The immediate policy aim is to reduce input costs for European farmers. The broader significance is that fertiliser has become a food-security issue. Nitrogen-based fertilisers are closely linked to natural gas prices, since gas is a central input in production. When gas prices rise, fertiliser costs usually follow. That can affect planting decisions, crop yields, farm income and eventually food prices.
The Council noted that fertiliser prices have risen substantially since 2021, increasing pressure on agricultural production and contributing to higher food costs. In 2024, the EU imported 2 million tonnes of ammonia, 5.9 million tonnes of urea and 6.7 million tonnes of nitrogen-based fertilisers and mixtures containing nitrogen. Tariffs on some of these imports currently range between 5.5 and 6.5 per cent.
The timing also reflects wider market stress. Reuters reported that global fertiliser prices have risen following the near-total closure of the Strait of Hormuz, through which around one third of global fertiliser trade passes. Although the EU’s direct dependence on Middle Eastern nitrogen-based fertilisers is limited, higher global prices still affect European buyers as importers compete for alternative supplies.
This makes the Council decision more than a technical customs adjustment. It is part of a wider attempt to prevent a supply shock from feeding into the EU food system. Earlier this week, the European Commission set out plans for additional emergency support for farmers hit by rising fertiliser costs, including possible use of the Common Agricultural Policy emergency reserve and measures allowing member states to provide faster support through advance payments or targeted investment. Reuters also reported that Brussels is considering fertiliser stockpiling as a way to reduce vulnerability to future disruption.
The policy dilemma is clear. European farmers need affordable inputs to maintain production, but the EU also wants to reduce dependence on Russia and Belarus. In 2025, the European Parliament backed higher tariffs on Russian and Belarusian fertilisers and certain agricultural products, arguing that imports from the two countries contributed to Russia’s war economy and left the EU vulnerable to coercive pressure. Those tariffs are due to rise progressively, with fertiliser duties reaching much higher levels by 2028.
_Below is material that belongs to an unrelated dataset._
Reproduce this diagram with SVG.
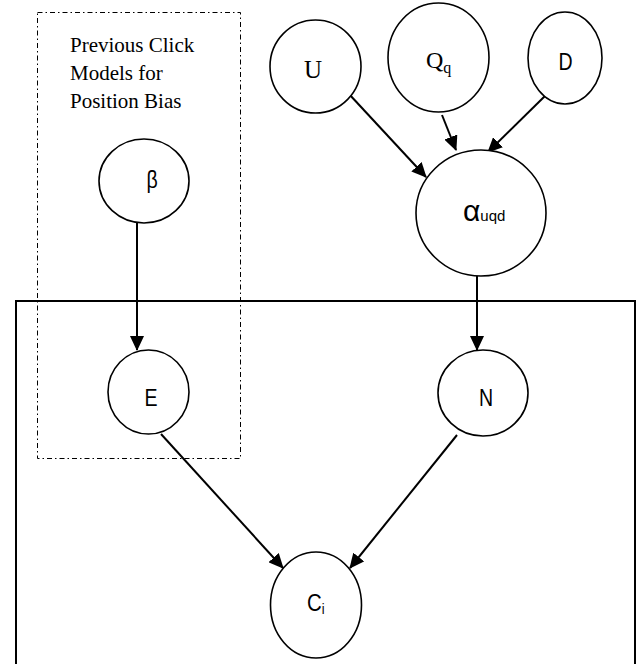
<svg xmlns="http://www.w3.org/2000/svg" width="640" height="664" viewBox="0 0 640 664">
<style>
.node{fill:#fff;stroke:#000;stroke-width:1.6}
.edge{stroke:#000;stroke-width:2;fill:none;marker-end:url(#arr)}
.serif{font-family:"Liberation Serif","Times New Roman",serif;fill:#000}
.sans{font-family:"Liberation Sans",Arial,sans-serif;fill:#000}
.lbl{font-family:"Liberation Sans",Arial,sans-serif;fill:#000;font-size:23px;text-anchor:middle}
</style>
<defs>
<marker id="arr" markerUnits="userSpaceOnUse" markerWidth="15" markerHeight="14" refX="14" refY="7" orient="auto">
<path d="M0,0 L15,7 L0,14 Z" fill="#000"/>
</marker>
</defs>
<rect width="640" height="664" fill="#fff"/>
<g id="plate"><rect x="16" y="301" width="619" height="380" fill="none" stroke="#000" stroke-width="2"/></g>
<g id="prev-box">
<rect x="37.5" y="12.5" width="203" height="446" fill="none" stroke="#000" stroke-width="1" stroke-dasharray="5 3 1.5 3"/>
<text class="serif" font-size="21" x="70" y="52">Previous Click</text>
<text class="serif" font-size="21" x="70" y="80">Models for</text>
<text class="serif" font-size="21" x="70" y="108">Position Bias</text>
</g>
<g id="connectors">
<line class="edge" x1="349" y1="94" x2="426" y2="177"/>
<line class="edge" x1="442" y1="115" x2="456" y2="150"/>
<line class="edge" x1="546" y1="95" x2="488" y2="152"/>
<line class="edge" x1="477" y1="276" x2="477" y2="350"/>
<line class="edge" x1="137" y1="223" x2="137" y2="350"/>
<line class="edge" x1="161" y1="434" x2="283" y2="568"/>
<line class="edge" x1="457" y1="435" x2="350" y2="568"/>
</g>
<g id="U"><ellipse class="node" cx="315.5" cy="66.5" rx="45.5" ry="46.5"/><text class="serif" font-size="25" x="313" y="78" text-anchor="middle">U</text></g>
<g id="Qq"><ellipse class="node" cx="438.5" cy="57.5" rx="50.5" ry="54.5"/><text class="serif" font-size="24" x="426" y="68">Q<tspan font-size="16" dy="5">q</tspan></text></g>
<g id="D"><ellipse class="node" cx="565" cy="58" rx="37" ry="46"/><text class="lbl" transform="translate(565.5,70) scale(0.85,1)">D</text></g>
<g id="alpha"><ellipse class="node" cx="481" cy="213" rx="65" ry="63"/><text class="sans" font-size="30" x="463" y="221">α<tspan font-size="15">uqd</tspan></text></g>
<g id="beta"><ellipse class="node" cx="144" cy="181" rx="45" ry="42"/><text class="lbl" transform="translate(152,188) scale(0.85,1)">β</text></g>
<g id="E"><ellipse class="node" cx="148.5" cy="392" rx="40.5" ry="42"/><text class="lbl" transform="translate(151,406) scale(0.85,1)">E</text></g>
<g id="N"><ellipse class="node" cx="483" cy="393" rx="45" ry="43"/><text class="lbl" transform="translate(486,406) scale(0.85,1)">N</text></g>
<g id="Ci"><ellipse class="node" cx="316" cy="605" rx="45.5" ry="53"/><text class="sans" font-size="24" transform="translate(307,611) scale(0.85,1)">C<tspan font-size="15" dy="3">i</tspan></text></g>
</svg>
The new suspension therefore creates a narrow balancing act. Brussels is lowering duties for non-Russian and non-Belarusian suppliers to reduce costs and encourage diversification, while maintaining a harder tariff line against Moscow and Minsk. That approach may help farmers in the short term, but it does not fully solve the underlying problem: Europe remains dependent on imported fertiliser and exposed to global energy and shipping shocks.
There is also a domestic industrial question. European fertiliser producers have faced high energy costs and competition from cheaper imports. The quota-based design of the measure is intended to avoid flooding the market with tariff-free supplies. But farmers, fertiliser producers and food processors do not necessarily have the same interests. Lower import costs help farmers immediately. Domestic producers may fear further pressure if imports rise too quickly.
Environmental policy adds another layer. The Commission’s wider response includes discussion of alternative fertiliser strategies, including bio-based inputs and greater use of digestate, a nutrient-rich by-product of biogas. But such options intersect with EU nitrogen rules, groundwater protection and pollution controls. Environmental campaigners have warned against weakening nitrogen limits in response to a short-term price crisis.
The Council’s decision is therefore best understood as a pressure valve rather than a long-term solution. It may reduce import costs and help diversify supply away from Russia and Belarus. It may also give farmers limited relief during a period of high input prices. But it leaves unresolved the structural dependence of European agriculture on imported fertilisers, energy-intensive production and vulnerable maritime routes.
For EU consumers, the issue matters because fertiliser costs feed into the price and availability of food. For farmers, it affects planting decisions and margins. For policymakers, it shows how quickly a conflict or shipping disruption outside Europe can become an agricultural and inflation problem inside the bloc.
The EU has acted to buy time. The harder question is whether it can build a more resilient fertiliser supply chain before the next shock arrives.